Financial advisors don’t need new professional bodies in Quebec, says SRO

By Alain Thériault | September 22 2014 11:39AM

Plans for professional bodies for financial advisors may be proliferating, but Luc Labelle, CEO of Quebec’s Chambre de la sécurité financière, says that his profession does not need more bodies because his organization already plays this role. He flatly rejects recent proposals by Quebec’s financial planning institute – the Institut québécois de la planification financière (IQPF) and an independent advisors group – the Association professionnelle des conseillers en services financiers (APCSF formerly the RICIFQ) which are looking for expanded roles.“The IQPF is an association with a precise role in the regulatory structure. It has exclusivity over training of financial planners. This distinguishes it from other associations. The RICIFQ is proposing a project that sees it managing financial advisors. This vision stems from a misunderstanding of oversight of financial advisors in Quebec: the Chambre is (advisors) professional body in the province,” Luc Labelle told The Insurance and Investment Journal in an exclusive interview.

Today there are 45 professional bodies in Quebec. They report to the provincial Ministry of Justice, which delegated supervision of professionals to the Ordre des professions du Québec (OPQ). A similar structure exists in the financial sector. The Quebec Finance minister asked Quebec’s financial markets regulator, Autorité des marchés financiers (AMF), to supervise professionals in the sector. The AMF in turn delegated this task to self-regulatory organizations like the Chambre.

“Forty-five bodies supervise professionals in the province…Their mission is to protect the public and ensure discipline.”

Labelle says that the only rationale for a professional body is to protect the public. “The IQPF says it wants to develop the profession. We’ve done quite a lot. For its part, RICIFQ claims that it can bar professionals who are sanctioned in insurance or investment on both sides. This is already happening, because we do it. There’s a lot of misinformation circulating,” he says.

It is impossible to separate financial advisors’ consulting services from distribution, Labelle continues. “What makes a professional is not the quantity of diplomas, but rather the fact of being managed by an organization. It’s knowing what your clients don’t have and that they don’t know what they need. It’s a bit like visiting your doctor. You go see them to get cured, but you don’t know in advance what they will prescribe. Clients do not always know if the advisor’s suggestions are good. They want advice. This is why advisors must put the client’s interests first.”

Bill 188: focus on self-regulation

The current self-regulation model is successful, he adds. “We offer integrated control over different facets of the industry. We do not want the client to have to become an expert in types of professions. Whether specialists call themselves financial advisors or financial planners does not make a difference to the client. If the IQPF became a professional body, we would then have two trustees and two discipline committees. What would happen if the two reached different conclusions?” he asks.

Given the upcoming revision of the Act respecting the distribution of financial products and services, Labelle says he has only one great expectation – that the government continue to endorse self-regulation. “Bill 188 has brought relative peace to the industry. We expect that the author of the five-year report will give it some colour, which will be interpreted in different ways,” he says.
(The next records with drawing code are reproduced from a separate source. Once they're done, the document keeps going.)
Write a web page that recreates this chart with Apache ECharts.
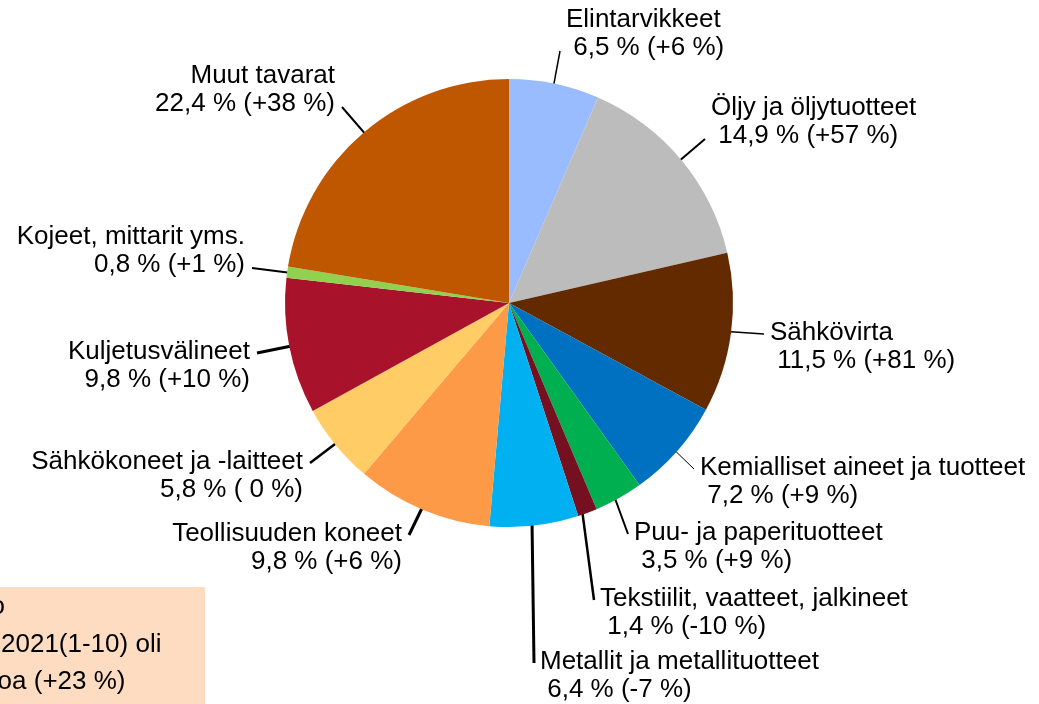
<!DOCTYPE html>
<html>
<head>
<meta charset="utf-8">
<script src="https://cdn.jsdelivr.net/npm/echarts@6/dist/echarts.min.js"></script>
<style>
html,body{margin:0;padding:0;background:#fff;}
#pie_chart{width:1039px;height:704px;}
</style>
</head>
<body>
<div id="pie_chart"></div>
<script>
// tavararyhmät myötäpäivään klo 12:sta alkaen
var categories = ['Elintarvikkeet', 'Öljy ja öljytuotteet', 'Sähkövirta', 'Kemialliset aineet ja tuotteet',
	'Puu- ja paperituotteet', 'Tekstiilit, vaatteet, jalkineet', 'Metallit ja metallituotteet',
	'Teollisuuden koneet', 'Sähkökoneet ja -laitteet', 'Kuljetusvälineet', 'Kojeet, mittarit yms.', 'Muut tavarat'];
// osuus tuonnista, %
var shares = [6.5, 14.9, 11.5, 7.2, 3.5, 1.4, 6.4, 9.8, 5.8, 9.8, 0.8, 22.4];
// muutos edellisvuodesta, %
var changes = [6, 57, 81, 9, 9, -10, -7, 6, 0, 10, 1, 38];
var colors = ['#99bbff', '#bbbcbb', '#632a00', '#0070c0', '#00b050', '#741020',
	'#00b0f0', '#fc9a47', '#ffcc66', '#a8132b', '#92d050', '#be5700'];
var boxLines = ['arvo', '2021(1-10) oli', 'euroa (+23 %)'];

// nimilappujen paikat: [x, y, tasaus] ja viivojen paksuudet
var labelPos = [
	[566, 34, 'left'], [711, 122, 'left'], [770, 347, 'left'], [700, 482, 'left'],
	[634, 547, 'left'], [600, 613, 'left'], [540, 676, 'left'],
	[402, 548, 'right'], [303, 476, 'right'], [250, 366, 'right'], [245, 251, 'right'], [335, 90, 'right']
];
var lineWidths = [1.5, 2, 1.5, 1, 2, 2.5, 3, 3, 2.5, 3, 2, 2];

var cx = 509, cy = 303, R = 224;

function fmt(v){ return String(v).replace('.', ','); }
function fmtChange(c){ return c > 0 ? '+' + c : (c == 0 ? ' 0' : String(c)); }

// sektorin keskikulma (klo 12:sta myötäpäivään)
var total = shares.reduce(function(a, b){ return a + b; }, 0);
var midAngles = [];
var acc = 0;
shares.forEach(function(v){
	midAngles.push((acc + v / 2) / total * 2 * Math.PI);
	acc += v;
});

var pie_chart = echarts.init(document.getElementById('pie_chart'));

var pieData = categories.map(function(name, i){
	var right = labelPos[i][2] == 'left';
	return {
		name: name,
		value: shares[i],
		itemStyle: {color: colors[i]},
		labelLine: {lineStyle: {width: lineWidths[i]}},
		label: {
			formatter: name + '\n' + (right ? ' ' : '') + fmt(shares[i]) + ' % (' + fmtChange(changes[i]) + ' %)'
		}
	};
});

var font = 'Arial, "Liberation Sans", sans-serif';

var option = {
	backgroundColor: '#fff',
	animation: false,
	graphic: [
		{type: 'rect', shape: {x: -10, y: 587, width: 215, height: 130}, style: {fill: '#fddcc1'}, z: 0},
		{type: 'text', x: 5, y: 620, style: {text: boxLines[0], align: 'right', verticalAlign: 'bottom', font: '26px ' + font, fill: '#000'}},
		{type: 'text', x: 1, y: 658, style: {text: boxLines[1], align: 'left', verticalAlign: 'bottom', font: '26px ' + font, fill: '#000'}},
		{type: 'text', x: -40, y: 695, style: {text: boxLines[2], align: 'left', verticalAlign: 'bottom', font: '26px ' + font, fill: '#000'}}
	],
	series: [{
		type: 'pie',
		center: [cx, cy],
		radius: R,
		startAngle: 90,
		clockwise: true,
		avoidLabelOverlap: false,
		itemStyle: {borderWidth: 0},
		label: {
			show: true,
			position: 'outside',
			color: '#000',
			fontFamily: font,
			fontSize: 26,
			lineHeight: 28
		},
		labelLine: {
			show: true,
			length: 20,
			length2: 0,
			lineStyle: {color: '#000', width: 1.5}
		},
		labelLayout: function(params){
			var i = params.dataIndex;
			var p = labelPos[i];
			var a = midAngles[i];
			var sx = cx + 0.9 * R * Math.sin(a);
			var sy = cy - 0.9 * R * Math.cos(a);
			var ex = p[2] == 'left' ? p[0] - 6 : p[0] + 7;
			var ey = sy > p[1] ? p[1] + 17 : p[1] - 13;
			return {
				x: p[0], y: p[1], align: p[2], verticalAlign: 'middle',
				labelLinePoints: [[sx, sy], [ex, ey], [ex, ey]]
			};
		},
		emphasis: {disabled: true},
		data: pieData
	}]
};

pie_chart.setOption(option);
</script>
</body>
</html>
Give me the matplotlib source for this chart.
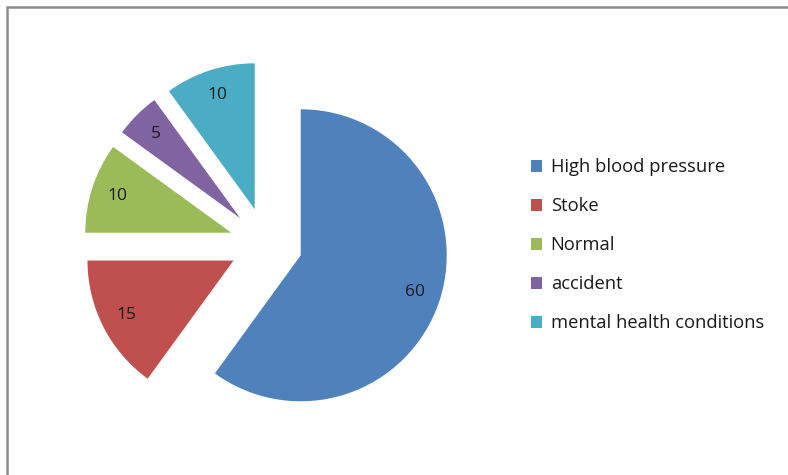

Self-regulation is a formula with many advantages, Labelle adds. “We have members who govern because they know the practice best.”

The current formula also helps control rising costs. Labelle points out that the Chambre is the top-performing SRO in terms of productivity in Canada. “Payers are also members. When they contribute more, we have to explain why,” he says.

The Chambre has considered adding powers over time. “If the occasion arises, we will raise that point too. We are counting on this to go forward,” Mr. Labelle adds.

Endless conflict with banks

The Chambre has locked horns with the large Canadian banks, which have refused to let the Chambre’s trustee access information on dismissed employees. “They stopped cooperating with us in this area in 2011. It gave them bad press. That’s not the reason they gave, but we suspect that’s the case,” Labelle says.

Without this information, the Chambre cannot go forward with a number of files, he adds. It consequently decided to sue CIBC to obtain jurisprudence with other banks in this area.

“It is a little shocking to have to challenge them on the legal battlefield; it is also a political struggle of sorts. Remember, the banks were the only stakeholder in Quebec that did not disagree with the idea of a single securities commission. The banks are also under federal jurisdiction. Unfortunately, they chose to protect their reputation rather than the public,” Labelle comments.